* _RECORDED DATA_

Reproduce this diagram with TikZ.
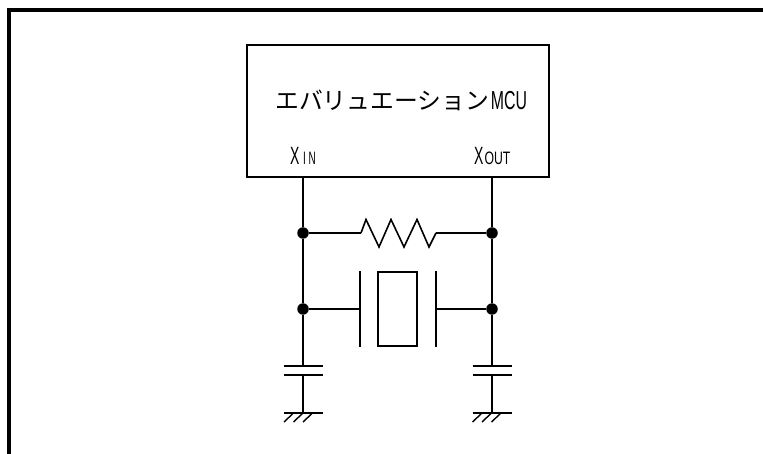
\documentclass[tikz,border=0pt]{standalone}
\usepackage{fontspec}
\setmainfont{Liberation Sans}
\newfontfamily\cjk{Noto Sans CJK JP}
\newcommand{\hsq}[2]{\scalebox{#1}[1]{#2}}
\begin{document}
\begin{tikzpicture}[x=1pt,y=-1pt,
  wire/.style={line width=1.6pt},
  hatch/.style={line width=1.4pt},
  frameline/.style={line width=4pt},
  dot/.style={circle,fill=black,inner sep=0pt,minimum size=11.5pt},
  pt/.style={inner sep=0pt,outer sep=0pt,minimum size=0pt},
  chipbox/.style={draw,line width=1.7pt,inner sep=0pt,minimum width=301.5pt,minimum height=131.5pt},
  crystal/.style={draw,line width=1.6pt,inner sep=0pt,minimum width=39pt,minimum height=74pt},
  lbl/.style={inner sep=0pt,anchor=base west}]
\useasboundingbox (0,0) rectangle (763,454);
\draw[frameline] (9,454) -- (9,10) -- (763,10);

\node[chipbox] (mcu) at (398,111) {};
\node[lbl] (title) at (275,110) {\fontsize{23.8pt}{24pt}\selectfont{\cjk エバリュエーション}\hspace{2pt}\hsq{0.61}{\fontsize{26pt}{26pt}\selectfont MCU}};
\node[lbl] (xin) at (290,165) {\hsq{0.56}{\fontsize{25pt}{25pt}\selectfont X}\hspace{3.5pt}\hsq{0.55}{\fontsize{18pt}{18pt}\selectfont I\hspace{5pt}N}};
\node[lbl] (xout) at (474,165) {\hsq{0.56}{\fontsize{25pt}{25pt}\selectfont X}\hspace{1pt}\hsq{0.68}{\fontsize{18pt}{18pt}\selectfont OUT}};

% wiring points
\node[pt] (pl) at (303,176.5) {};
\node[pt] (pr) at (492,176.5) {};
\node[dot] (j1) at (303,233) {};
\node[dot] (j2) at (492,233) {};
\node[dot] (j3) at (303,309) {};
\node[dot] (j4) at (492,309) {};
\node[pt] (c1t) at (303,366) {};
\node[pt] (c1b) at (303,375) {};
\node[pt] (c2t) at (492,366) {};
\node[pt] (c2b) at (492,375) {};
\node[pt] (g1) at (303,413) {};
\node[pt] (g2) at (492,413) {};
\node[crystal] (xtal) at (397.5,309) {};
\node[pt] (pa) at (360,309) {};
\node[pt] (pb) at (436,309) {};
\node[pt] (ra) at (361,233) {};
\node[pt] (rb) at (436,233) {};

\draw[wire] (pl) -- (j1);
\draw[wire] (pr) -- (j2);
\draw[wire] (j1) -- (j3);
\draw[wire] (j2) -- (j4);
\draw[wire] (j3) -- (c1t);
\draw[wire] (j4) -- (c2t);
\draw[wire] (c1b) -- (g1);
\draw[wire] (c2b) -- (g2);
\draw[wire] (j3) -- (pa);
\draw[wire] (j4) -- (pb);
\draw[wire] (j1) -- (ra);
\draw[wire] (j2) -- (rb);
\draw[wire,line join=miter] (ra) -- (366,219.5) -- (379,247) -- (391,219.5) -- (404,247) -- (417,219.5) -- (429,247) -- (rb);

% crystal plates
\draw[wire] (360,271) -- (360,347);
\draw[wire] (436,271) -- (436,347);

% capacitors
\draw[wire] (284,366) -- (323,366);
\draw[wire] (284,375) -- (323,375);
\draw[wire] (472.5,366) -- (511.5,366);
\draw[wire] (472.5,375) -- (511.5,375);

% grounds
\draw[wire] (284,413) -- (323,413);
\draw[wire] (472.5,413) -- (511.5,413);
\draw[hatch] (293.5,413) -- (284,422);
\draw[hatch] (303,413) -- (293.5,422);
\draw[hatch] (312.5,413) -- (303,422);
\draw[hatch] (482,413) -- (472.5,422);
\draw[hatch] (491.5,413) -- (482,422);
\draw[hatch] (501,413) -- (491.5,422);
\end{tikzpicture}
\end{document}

* _REQUIREMENT_
Reproduce each line word for word and drop the pictures.

* _EXERCISE ANSWER_
Reproduce this diagram with TikZ.
\documentclass[tikz,border=0pt]{standalone}
\usepackage{fontspec}
\setmainfont{Liberation Sans}
\newfontfamily\cjk{Noto Sans CJK JP}
\newcommand{\hsq}[2]{\scalebox{#1}[1]{#2}}
\begin{document}
\begin{tikzpicture}[x=1pt,y=-1pt,
  wire/.style={line width=1.6pt},
  hatch/.style={line width=1.4pt},
  frameline/.style={line width=4pt},
  dot/.style={circle,fill=black,inner sep=0pt,minimum size=11.5pt},
  pt/.style={inner sep=0pt,outer sep=0pt,minimum size=0pt},
  chipbox/.style={draw,line width=1.7pt,inner sep=0pt,minimum width=301.5pt,minimum height=131.5pt},
  crystal/.style={draw,line width=1.6pt,inner sep=0pt,minimum width=39pt,minimum height=74pt},
  lbl/.style={inner sep=0pt,anchor=base west}]
\useasboundingbox (0,0) rectangle (763,454);
\draw[frameline] (9,454) -- (9,10) -- (763,10);

\node[chipbox] (mcu) at (398,111) {};
\node[lbl] (title) at (275,110) {\fontsize{23.8pt}{24pt}\selectfont{\cjk エバリュエーション}\hspace{2pt}\hsq{0.61}{\fontsize{26pt}{26pt}\selectfont MCU}};
\node[lbl] (xin) at (290,165) {\hsq{0.56}{\fontsize{25pt}{25pt}\selectfont X}\hspace{3.5pt}\hsq{0.55}{\fontsize{18pt}{18pt}\selectfont I\hspace{5pt}N}};
\node[lbl] (xout) at (474,165) {\hsq{0.56}{\fontsize{25pt}{25pt}\selectfont X}\hspace{1pt}\hsq{0.68}{\fontsize{18pt}{18pt}\selectfont OUT}};

% wiring points
\node[pt] (pl) at (303,176.5) {};
\node[pt] (pr) at (492,176.5) {};
\node[dot] (j1) at (303,233) {};
\node[dot] (j2) at (492,233) {};
\node[dot] (j3) at (303,309) {};
\node[dot] (j4) at (492,309) {};
\node[pt] (c1t) at (303,366) {};
\node[pt] (c1b) at (303,375) {};
\node[pt] (c2t) at (492,366) {};
\node[pt] (c2b) at (492,375) {};
\node[pt] (g1) at (303,413) {};
\node[pt] (g2) at (492,413) {};
\node[crystal] (xtal) at (397.5,309) {};
\node[pt] (pa) at (360,309) {};
\node[pt] (pb) at (436,309) {};
\node[pt] (ra) at (361,233) {};
\node[pt] (rb) at (436,233) {};

\draw[wire] (pl) -- (j1);
\draw[wire] (pr) -- (j2);
\draw[wire] (j1) -- (j3);
\draw[wire] (j2) -- (j4);
\draw[wire] (j3) -- (c1t);
\draw[wire] (j4) -- (c2t);
\draw[wire] (c1b) -- (g1);
\draw[wire] (c2b) -- (g2);
\draw[wire] (j3) -- (pa);
\draw[wire] (j4) -- (pb);
\draw[wire] (j1) -- (ra);
\draw[wire] (j2) -- (rb);
\draw[wire,line join=miter] (ra) -- (366,219.5) -- (379,247) -- (391,219.5) -- (404,247) -- (417,219.5) -- (429,247) -- (rb);

% crystal plates
\draw[wire] (360,271) -- (360,347);
\draw[wire] (436,271) -- (436,347);

% capacitors
\draw[wire] (284,366) -- (323,366);
\draw[wire] (284,375) -- (323,375);
\draw[wire] (472.5,366) -- (511.5,366);
\draw[wire] (472.5,375) -- (511.5,375);

% grounds
\draw[wire] (284,413) -- (323,413);
\draw[wire] (472.5,413) -- (511.5,413);
\draw[hatch] (293.5,413) -- (284,422);
\draw[hatch] (303,413) -- (293.5,422);
\draw[hatch] (312.5,413) -- (303,422);
\draw[hatch] (482,413) -- (472.5,422);
\draw[hatch] (491.5,413) -- (482,422);
\draw[hatch] (501,413) -- (491.5,422);
\end{tikzpicture}
\end{document}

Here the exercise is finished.